DATA BLOCK:
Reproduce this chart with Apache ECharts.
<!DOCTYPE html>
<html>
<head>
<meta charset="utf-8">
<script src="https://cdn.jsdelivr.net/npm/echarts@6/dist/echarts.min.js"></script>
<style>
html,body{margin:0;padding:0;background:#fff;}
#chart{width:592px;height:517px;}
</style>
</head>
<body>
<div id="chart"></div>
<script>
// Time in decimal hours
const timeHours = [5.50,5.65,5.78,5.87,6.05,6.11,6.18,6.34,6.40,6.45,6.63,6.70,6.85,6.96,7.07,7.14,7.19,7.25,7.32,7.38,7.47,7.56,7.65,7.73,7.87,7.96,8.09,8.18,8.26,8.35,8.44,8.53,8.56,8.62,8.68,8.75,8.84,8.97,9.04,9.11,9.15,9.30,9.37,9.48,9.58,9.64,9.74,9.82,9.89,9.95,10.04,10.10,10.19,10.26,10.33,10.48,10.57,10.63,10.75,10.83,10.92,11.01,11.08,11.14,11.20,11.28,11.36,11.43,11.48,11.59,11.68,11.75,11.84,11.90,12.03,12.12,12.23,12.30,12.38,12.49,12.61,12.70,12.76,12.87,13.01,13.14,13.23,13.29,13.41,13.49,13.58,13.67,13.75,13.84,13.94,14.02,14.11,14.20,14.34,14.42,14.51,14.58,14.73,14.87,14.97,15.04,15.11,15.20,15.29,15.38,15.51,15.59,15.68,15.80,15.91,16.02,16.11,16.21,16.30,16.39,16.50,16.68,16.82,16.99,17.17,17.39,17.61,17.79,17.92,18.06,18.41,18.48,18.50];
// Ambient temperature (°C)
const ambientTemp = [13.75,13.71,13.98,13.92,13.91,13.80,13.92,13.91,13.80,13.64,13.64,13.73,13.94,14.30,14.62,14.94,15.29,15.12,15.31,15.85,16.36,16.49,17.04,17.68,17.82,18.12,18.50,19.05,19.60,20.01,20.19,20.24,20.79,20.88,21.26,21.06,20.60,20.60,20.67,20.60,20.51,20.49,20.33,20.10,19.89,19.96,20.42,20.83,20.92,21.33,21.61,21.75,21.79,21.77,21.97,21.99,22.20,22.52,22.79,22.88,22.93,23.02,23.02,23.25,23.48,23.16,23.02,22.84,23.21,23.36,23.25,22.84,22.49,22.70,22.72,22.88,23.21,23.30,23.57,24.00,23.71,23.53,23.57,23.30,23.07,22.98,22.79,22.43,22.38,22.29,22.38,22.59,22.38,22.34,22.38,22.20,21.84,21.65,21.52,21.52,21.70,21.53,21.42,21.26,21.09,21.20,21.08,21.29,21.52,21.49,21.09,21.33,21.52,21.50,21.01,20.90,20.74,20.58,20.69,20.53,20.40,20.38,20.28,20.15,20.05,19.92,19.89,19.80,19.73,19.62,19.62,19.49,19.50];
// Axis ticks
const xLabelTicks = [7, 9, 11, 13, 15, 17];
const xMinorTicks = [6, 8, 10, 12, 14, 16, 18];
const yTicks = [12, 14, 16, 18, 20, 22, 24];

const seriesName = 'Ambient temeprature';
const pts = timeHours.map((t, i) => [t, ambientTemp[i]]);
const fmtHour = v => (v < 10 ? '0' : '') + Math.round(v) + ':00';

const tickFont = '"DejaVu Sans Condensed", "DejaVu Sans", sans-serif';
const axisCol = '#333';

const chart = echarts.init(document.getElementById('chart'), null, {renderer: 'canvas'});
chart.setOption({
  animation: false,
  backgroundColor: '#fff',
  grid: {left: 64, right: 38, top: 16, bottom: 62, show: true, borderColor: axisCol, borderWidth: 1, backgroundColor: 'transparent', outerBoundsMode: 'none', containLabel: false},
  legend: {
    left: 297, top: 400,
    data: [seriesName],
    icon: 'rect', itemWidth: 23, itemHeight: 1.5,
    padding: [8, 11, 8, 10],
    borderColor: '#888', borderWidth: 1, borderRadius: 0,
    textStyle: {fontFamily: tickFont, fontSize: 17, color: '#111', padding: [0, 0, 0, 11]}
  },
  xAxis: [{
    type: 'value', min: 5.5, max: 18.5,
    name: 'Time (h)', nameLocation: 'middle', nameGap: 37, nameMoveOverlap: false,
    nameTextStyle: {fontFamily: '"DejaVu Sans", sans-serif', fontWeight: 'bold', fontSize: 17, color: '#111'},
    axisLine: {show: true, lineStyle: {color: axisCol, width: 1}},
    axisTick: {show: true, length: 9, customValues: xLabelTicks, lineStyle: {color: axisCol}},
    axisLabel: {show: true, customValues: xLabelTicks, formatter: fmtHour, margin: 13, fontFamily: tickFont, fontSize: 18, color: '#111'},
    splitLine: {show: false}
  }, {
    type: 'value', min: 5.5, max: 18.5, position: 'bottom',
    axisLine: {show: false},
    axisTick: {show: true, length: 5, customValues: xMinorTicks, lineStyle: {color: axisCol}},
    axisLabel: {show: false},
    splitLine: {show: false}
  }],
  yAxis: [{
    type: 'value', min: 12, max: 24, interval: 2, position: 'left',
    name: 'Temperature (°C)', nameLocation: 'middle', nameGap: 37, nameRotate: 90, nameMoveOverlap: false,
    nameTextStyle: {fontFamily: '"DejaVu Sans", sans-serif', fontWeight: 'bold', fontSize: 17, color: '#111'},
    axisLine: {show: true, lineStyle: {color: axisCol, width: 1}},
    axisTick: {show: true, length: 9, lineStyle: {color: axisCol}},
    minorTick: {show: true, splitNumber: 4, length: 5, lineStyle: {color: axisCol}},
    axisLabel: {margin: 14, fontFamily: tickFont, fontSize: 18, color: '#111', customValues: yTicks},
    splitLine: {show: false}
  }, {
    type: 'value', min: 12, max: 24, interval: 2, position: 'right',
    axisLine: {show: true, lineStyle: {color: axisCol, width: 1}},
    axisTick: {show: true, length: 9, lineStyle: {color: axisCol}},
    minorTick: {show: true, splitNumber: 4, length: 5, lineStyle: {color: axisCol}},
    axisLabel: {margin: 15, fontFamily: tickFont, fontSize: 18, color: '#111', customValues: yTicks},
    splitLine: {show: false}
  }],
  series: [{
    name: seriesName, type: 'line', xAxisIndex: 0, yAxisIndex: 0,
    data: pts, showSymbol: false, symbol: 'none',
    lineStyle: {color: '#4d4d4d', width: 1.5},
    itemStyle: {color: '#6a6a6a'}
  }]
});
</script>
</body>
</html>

SET EXERCISE:
Type out all of the material again, word for word.

WRITTEN REPLY:
Reproduce this chart with Apache ECharts.
<!DOCTYPE html>
<html>
<head>
<meta charset="utf-8">
<script src="https://cdn.jsdelivr.net/npm/echarts@6/dist/echarts.min.js"></script>
<style>
html,body{margin:0;padding:0;background:#fff;}
#chart{width:592px;height:517px;}
</style>
</head>
<body>
<div id="chart"></div>
<script>
// Time in decimal hours
const timeHours = [5.50,5.65,5.78,5.87,6.05,6.11,6.18,6.34,6.40,6.45,6.63,6.70,6.85,6.96,7.07,7.14,7.19,7.25,7.32,7.38,7.47,7.56,7.65,7.73,7.87,7.96,8.09,8.18,8.26,8.35,8.44,8.53,8.56,8.62,8.68,8.75,8.84,8.97,9.04,9.11,9.15,9.30,9.37,9.48,9.58,9.64,9.74,9.82,9.89,9.95,10.04,10.10,10.19,10.26,10.33,10.48,10.57,10.63,10.75,10.83,10.92,11.01,11.08,11.14,11.20,11.28,11.36,11.43,11.48,11.59,11.68,11.75,11.84,11.90,12.03,12.12,12.23,12.30,12.38,12.49,12.61,12.70,12.76,12.87,13.01,13.14,13.23,13.29,13.41,13.49,13.58,13.67,13.75,13.84,13.94,14.02,14.11,14.20,14.34,14.42,14.51,14.58,14.73,14.87,14.97,15.04,15.11,15.20,15.29,15.38,15.51,15.59,15.68,15.80,15.91,16.02,16.11,16.21,16.30,16.39,16.50,16.68,16.82,16.99,17.17,17.39,17.61,17.79,17.92,18.06,18.41,18.48,18.50];
// Ambient temperature (°C)
const ambientTemp = [13.75,13.71,13.98,13.92,13.91,13.80,13.92,13.91,13.80,13.64,13.64,13.73,13.94,14.30,14.62,14.94,15.29,15.12,15.31,15.85,16.36,16.49,17.04,17.68,17.82,18.12,18.50,19.05,19.60,20.01,20.19,20.24,20.79,20.88,21.26,21.06,20.60,20.60,20.67,20.60,20.51,20.49,20.33,20.10,19.89,19.96,20.42,20.83,20.92,21.33,21.61,21.75,21.79,21.77,21.97,21.99,22.20,22.52,22.79,22.88,22.93,23.02,23.02,23.25,23.48,23.16,23.02,22.84,23.21,23.36,23.25,22.84,22.49,22.70,22.72,22.88,23.21,23.30,23.57,24.00,23.71,23.53,23.57,23.30,23.07,22.98,22.79,22.43,22.38,22.29,22.38,22.59,22.38,22.34,22.38,22.20,21.84,21.65,21.52,21.52,21.70,21.53,21.42,21.26,21.09,21.20,21.08,21.29,21.52,21.49,21.09,21.33,21.52,21.50,21.01,20.90,20.74,20.58,20.69,20.53,20.40,20.38,20.28,20.15,20.05,19.92,19.89,19.80,19.73,19.62,19.62,19.49,19.50];
// Axis ticks
const xLabelTicks = [7, 9, 11, 13, 15, 17];
const xMinorTicks = [6, 8, 10, 12, 14, 16, 18];
const yTicks = [12, 14, 16, 18, 20, 22, 24];

const seriesName = 'Ambient temeprature';
const pts = timeHours.map((t, i) => [t, ambientTemp[i]]);
const fmtHour = v => (v < 10 ? '0' : '') + Math.round(v) + ':00';

const tickFont = '"DejaVu Sans Condensed", "DejaVu Sans", sans-serif';
const axisCol = '#333';

const chart = echarts.init(document.getElementById('chart'), null, {renderer: 'canvas'});
chart.setOption({
  animation: false,
  backgroundColor: '#fff',
  grid: {left: 64, right: 38, top: 16, bottom: 62, show: true, borderColor: axisCol, borderWidth: 1, backgroundColor: 'transparent', outerBoundsMode: 'none', containLabel: false},
  legend: {
    left: 297, top: 400,
    data: [seriesName],
    icon: 'rect', itemWidth: 23, itemHeight: 1.5,
    padding: [8, 11, 8, 10],
    borderColor: '#888', borderWidth: 1, borderRadius: 0,
    textStyle: {fontFamily: tickFont, fontSize: 17, color: '#111', padding: [0, 0, 0, 11]}
  },
  xAxis: [{
    type: 'value', min: 5.5, max: 18.5,
    name: 'Time (h)', nameLocation: 'middle', nameGap: 37, nameMoveOverlap: false,
    nameTextStyle: {fontFamily: '"DejaVu Sans", sans-serif', fontWeight: 'bold', fontSize: 17, color: '#111'},
    axisLine: {show: true, lineStyle: {color: axisCol, width: 1}},
    axisTick: {show: true, length: 9, customValues: xLabelTicks, lineStyle: {color: axisCol}},
    axisLabel: {show: true, customValues: xLabelTicks, formatter: fmtHour, margin: 13, fontFamily: tickFont, fontSize: 18, color: '#111'},
    splitLine: {show: false}
  }, {
    type: 'value', min: 5.5, max: 18.5, position: 'bottom',
    axisLine: {show: false},
    axisTick: {show: true, length: 5, customValues: xMinorTicks, lineStyle: {color: axisCol}},
    axisLabel: {show: false},
    splitLine: {show: false}
  }],
  yAxis: [{
    type: 'value', min: 12, max: 24, interval: 2, position: 'left',
    name: 'Temperature (°C)', nameLocation: 'middle', nameGap: 37, nameRotate: 90, nameMoveOverlap: false,
    nameTextStyle: {fontFamily: '"DejaVu Sans", sans-serif', fontWeight: 'bold', fontSize: 17, color: '#111'},
    axisLine: {show: true, lineStyle: {color: axisCol, width: 1}},
    axisTick: {show: true, length: 9, lineStyle: {color: axisCol}},
    minorTick: {show: true, splitNumber: 4, length: 5, lineStyle: {color: axisCol}},
    axisLabel: {margin: 14, fontFamily: tickFont, fontSize: 18, color: '#111', customValues: yTicks},
    splitLine: {show: false}
  }, {
    type: 'value', min: 12, max: 24, interval: 2, position: 'right',
    axisLine: {show: true, lineStyle: {color: axisCol, width: 1}},
    axisTick: {show: true, length: 9, lineStyle: {color: axisCol}},
    minorTick: {show: true, splitNumber: 4, length: 5, lineStyle: {color: axisCol}},
    axisLabel: {margin: 15, fontFamily: tickFont, fontSize: 18, color: '#111', customValues: yTicks},
    splitLine: {show: false}
  }],
  series: [{
    name: seriesName, type: 'line', xAxisIndex: 0, yAxisIndex: 0,
    data: pts, showSymbol: false, symbol: 'none',
    lineStyle: {color: '#4d4d4d', width: 1.5},
    itemStyle: {color: '#6a6a6a'}
  }]
});
</script>
</body>
</html>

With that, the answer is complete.